Headland turn automation lets a tractor or harvester turn at the end of a field row with little or no steering input from the operator. The headland is the border area where machines lift implements, slow down, turn, and line up for the next pass. Automation matters because turns affect fuel use, crop damage, soil compaction, overlap, and total field time.
A precise turn also helps wide implements enter the next row at the correct angle and spacing.
Key Facts
- Turning radius for steady circular motion is R = v / omega, where v is speed and omega is yaw rate.
- Centripetal acceleration during a turn is a = v^2 / R.
- Swath spacing is usually set close to the implement working width, such as 12 m for a 12 m sprayer boom.
- Position error can be estimated as e = measured position - planned path position.
- A headland turn sequence often includes slow down, lift implement, steer turn, align with next pass, lower implement, and resume work.

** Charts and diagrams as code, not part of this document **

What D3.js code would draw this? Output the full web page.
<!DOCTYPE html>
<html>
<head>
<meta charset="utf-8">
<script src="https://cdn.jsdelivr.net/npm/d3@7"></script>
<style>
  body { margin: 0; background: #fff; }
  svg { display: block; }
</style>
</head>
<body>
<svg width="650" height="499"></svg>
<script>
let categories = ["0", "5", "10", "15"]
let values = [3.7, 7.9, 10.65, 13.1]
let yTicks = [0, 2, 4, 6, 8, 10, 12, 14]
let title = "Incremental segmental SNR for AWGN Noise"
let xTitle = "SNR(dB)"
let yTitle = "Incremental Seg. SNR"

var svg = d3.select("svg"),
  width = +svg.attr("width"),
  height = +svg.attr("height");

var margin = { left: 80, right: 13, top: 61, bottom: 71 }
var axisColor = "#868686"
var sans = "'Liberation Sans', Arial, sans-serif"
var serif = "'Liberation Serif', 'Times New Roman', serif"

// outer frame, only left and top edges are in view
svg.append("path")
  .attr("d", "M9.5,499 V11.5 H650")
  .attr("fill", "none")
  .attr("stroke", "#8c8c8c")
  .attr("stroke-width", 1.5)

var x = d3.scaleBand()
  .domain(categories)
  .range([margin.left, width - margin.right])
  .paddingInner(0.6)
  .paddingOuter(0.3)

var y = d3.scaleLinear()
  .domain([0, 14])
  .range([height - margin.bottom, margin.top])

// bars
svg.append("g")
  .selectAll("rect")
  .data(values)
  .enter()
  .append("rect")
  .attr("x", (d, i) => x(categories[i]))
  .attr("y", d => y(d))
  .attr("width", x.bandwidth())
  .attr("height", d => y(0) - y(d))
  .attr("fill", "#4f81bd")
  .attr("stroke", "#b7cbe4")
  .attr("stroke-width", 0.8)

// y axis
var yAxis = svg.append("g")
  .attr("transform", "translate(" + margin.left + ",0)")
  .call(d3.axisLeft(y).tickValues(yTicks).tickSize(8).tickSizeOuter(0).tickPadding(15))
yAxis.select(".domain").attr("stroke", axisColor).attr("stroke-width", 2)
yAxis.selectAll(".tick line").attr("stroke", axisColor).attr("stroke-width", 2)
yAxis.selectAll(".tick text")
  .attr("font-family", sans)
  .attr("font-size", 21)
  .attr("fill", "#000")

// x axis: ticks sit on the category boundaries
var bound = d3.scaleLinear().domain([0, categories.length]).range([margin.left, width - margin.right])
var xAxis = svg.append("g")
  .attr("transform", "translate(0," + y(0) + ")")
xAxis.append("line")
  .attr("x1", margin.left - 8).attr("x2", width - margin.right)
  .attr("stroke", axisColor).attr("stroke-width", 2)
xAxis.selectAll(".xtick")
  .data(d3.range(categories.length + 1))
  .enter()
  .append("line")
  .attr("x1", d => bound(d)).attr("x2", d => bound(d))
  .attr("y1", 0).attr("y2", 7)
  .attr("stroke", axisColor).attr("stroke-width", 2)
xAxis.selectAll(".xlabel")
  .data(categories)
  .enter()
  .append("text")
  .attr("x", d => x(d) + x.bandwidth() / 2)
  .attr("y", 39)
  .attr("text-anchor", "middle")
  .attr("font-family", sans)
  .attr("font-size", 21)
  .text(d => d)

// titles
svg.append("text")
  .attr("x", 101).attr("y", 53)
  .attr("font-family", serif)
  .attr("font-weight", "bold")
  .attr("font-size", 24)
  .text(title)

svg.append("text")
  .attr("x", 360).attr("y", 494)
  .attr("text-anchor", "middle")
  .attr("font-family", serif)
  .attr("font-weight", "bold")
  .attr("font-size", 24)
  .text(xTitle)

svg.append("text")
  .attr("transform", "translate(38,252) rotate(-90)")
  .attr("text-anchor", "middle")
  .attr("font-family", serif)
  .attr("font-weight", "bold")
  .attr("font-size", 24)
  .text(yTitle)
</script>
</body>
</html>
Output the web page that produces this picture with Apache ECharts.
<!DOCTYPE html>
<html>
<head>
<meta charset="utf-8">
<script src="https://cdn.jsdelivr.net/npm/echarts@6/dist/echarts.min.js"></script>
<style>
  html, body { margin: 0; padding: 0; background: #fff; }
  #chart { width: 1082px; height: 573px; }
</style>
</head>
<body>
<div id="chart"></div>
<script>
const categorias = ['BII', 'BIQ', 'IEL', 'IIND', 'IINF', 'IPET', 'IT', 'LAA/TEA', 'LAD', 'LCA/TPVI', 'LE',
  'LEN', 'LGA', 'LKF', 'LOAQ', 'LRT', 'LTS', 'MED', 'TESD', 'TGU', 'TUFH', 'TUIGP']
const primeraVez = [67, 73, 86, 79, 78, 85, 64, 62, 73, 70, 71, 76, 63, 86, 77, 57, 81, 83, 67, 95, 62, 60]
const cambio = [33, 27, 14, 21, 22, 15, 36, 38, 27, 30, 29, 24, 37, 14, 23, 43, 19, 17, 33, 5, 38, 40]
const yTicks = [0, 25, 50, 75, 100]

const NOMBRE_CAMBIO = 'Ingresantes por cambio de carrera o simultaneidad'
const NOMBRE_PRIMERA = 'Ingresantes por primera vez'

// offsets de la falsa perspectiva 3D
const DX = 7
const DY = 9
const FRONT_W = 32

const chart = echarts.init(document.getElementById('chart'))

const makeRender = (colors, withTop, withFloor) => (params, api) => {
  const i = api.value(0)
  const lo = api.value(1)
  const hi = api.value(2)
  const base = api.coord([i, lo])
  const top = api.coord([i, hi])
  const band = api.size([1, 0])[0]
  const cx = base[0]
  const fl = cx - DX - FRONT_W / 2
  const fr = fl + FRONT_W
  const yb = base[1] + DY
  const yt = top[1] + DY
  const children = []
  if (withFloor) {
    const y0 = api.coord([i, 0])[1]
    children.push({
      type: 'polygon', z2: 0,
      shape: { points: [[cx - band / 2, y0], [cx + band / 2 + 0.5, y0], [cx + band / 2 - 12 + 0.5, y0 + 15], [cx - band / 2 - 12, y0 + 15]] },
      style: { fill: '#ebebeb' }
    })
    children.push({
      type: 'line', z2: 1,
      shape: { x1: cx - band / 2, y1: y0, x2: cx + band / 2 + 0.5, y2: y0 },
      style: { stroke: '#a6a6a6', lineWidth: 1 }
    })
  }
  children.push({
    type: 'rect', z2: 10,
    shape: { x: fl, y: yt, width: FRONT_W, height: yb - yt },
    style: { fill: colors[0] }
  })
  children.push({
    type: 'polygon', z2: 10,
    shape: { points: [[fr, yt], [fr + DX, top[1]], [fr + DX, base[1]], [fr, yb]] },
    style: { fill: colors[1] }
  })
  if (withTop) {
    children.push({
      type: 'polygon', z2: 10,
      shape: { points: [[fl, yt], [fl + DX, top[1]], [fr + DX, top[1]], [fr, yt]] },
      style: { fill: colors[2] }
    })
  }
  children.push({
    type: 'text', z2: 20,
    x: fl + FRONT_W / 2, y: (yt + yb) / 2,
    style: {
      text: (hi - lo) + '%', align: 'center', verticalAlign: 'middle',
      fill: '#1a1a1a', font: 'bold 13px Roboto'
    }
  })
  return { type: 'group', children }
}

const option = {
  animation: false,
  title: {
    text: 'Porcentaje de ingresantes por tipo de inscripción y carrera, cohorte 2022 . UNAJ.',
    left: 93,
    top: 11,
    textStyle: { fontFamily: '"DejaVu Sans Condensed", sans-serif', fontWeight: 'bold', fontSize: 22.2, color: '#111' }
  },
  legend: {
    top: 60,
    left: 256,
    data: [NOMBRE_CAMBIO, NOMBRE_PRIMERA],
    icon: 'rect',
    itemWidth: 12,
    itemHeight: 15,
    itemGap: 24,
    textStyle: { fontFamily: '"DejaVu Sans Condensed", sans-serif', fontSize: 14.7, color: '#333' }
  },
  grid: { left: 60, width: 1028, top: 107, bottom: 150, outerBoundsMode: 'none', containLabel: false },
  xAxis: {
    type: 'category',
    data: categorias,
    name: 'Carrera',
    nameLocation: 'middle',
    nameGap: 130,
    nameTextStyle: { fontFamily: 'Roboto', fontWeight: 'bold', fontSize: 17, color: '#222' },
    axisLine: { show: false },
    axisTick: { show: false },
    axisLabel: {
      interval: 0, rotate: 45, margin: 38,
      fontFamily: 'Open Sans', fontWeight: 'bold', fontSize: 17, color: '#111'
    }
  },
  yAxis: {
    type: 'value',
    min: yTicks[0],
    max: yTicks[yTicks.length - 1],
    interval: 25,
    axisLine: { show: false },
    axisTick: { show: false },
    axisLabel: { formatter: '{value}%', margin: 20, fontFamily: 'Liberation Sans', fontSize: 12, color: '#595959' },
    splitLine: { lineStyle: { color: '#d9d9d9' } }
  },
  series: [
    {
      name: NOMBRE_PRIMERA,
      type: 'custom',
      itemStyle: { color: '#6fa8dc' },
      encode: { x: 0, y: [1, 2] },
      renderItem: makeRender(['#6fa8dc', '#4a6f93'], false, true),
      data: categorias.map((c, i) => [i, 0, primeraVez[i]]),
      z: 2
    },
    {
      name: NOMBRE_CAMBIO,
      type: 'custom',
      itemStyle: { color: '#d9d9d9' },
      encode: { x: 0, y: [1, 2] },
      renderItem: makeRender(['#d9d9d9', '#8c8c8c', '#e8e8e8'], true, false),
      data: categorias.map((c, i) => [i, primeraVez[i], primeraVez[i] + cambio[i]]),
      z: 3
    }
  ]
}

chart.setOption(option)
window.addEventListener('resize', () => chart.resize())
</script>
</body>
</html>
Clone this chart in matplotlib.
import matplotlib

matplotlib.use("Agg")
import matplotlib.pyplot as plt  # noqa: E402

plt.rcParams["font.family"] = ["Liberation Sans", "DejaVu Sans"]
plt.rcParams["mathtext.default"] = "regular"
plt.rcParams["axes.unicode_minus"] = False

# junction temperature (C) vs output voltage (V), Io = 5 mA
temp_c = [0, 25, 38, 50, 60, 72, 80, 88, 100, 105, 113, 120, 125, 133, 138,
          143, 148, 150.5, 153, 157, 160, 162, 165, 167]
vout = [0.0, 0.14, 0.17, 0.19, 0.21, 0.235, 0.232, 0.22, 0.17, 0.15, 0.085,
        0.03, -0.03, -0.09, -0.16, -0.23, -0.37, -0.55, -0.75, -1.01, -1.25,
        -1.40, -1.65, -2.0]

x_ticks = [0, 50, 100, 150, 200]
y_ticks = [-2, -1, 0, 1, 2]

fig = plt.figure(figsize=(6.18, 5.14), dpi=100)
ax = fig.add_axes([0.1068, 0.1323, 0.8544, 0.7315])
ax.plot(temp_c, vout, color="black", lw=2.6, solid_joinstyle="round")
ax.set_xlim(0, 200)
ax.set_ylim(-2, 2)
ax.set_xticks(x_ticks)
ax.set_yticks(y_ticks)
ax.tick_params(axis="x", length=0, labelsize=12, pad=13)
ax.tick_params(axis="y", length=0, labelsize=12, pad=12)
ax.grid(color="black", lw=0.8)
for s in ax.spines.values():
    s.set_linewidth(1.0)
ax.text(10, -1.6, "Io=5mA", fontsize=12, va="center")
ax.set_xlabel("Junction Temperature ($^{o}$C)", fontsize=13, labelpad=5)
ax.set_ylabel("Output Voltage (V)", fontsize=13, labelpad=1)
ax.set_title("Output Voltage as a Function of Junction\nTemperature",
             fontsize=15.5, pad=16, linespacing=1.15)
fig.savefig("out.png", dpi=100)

- Overlap area for a straight pass can be estimated as A = overlap width x pass length.
Vocabulary
- Headland
- The headland is the border area of a field where machines turn around and prepare for the next working pass.
- Guidance path
- A guidance path is the planned route that the machine follows using steering control and position measurements.
- GNSS
- GNSS is a satellite positioning system used to estimate a machine's location in the field.
- Yaw rate
- Yaw rate is how quickly a vehicle rotates left or right around its vertical axis.
- Implement
- An implement is the attached farm tool, such as a planter, sprayer, mower, or tillage tool, that performs the field operation.
Common Mistakes to Avoid
- Ignoring implement width when planning turns is wrong because the tractor path and the implement path are not always the same, especially with long or offset equipment.
- Assuming higher speed always improves efficiency is wrong because centripetal acceleration increases with v^2, which can reduce stability and path accuracy in a turn.
- Treating the headland as wasted space is wrong because it is a controlled work zone that protects crops, reduces overlap, and gives the machine room to maneuver.
- Forgetting position error is wrong because even a small sideways error can cause skips, overlap, or crop damage when repeated over many passes.
Practice Questions
- 1 A tractor completes a headland turn at 3.0 m/s with a turning radius of 12 m. What is its centripetal acceleration?
- 2 A sprayer has a working width of 24 m. If an automatic turn lines up the next pass with a 0.4 m overlap for 600 m, what area is overlapped?
- 3 A tractor can make the shortest turn by steering sharply, but the attached planter trails behind it. Explain why the automated path may choose a wider, smoother turn instead.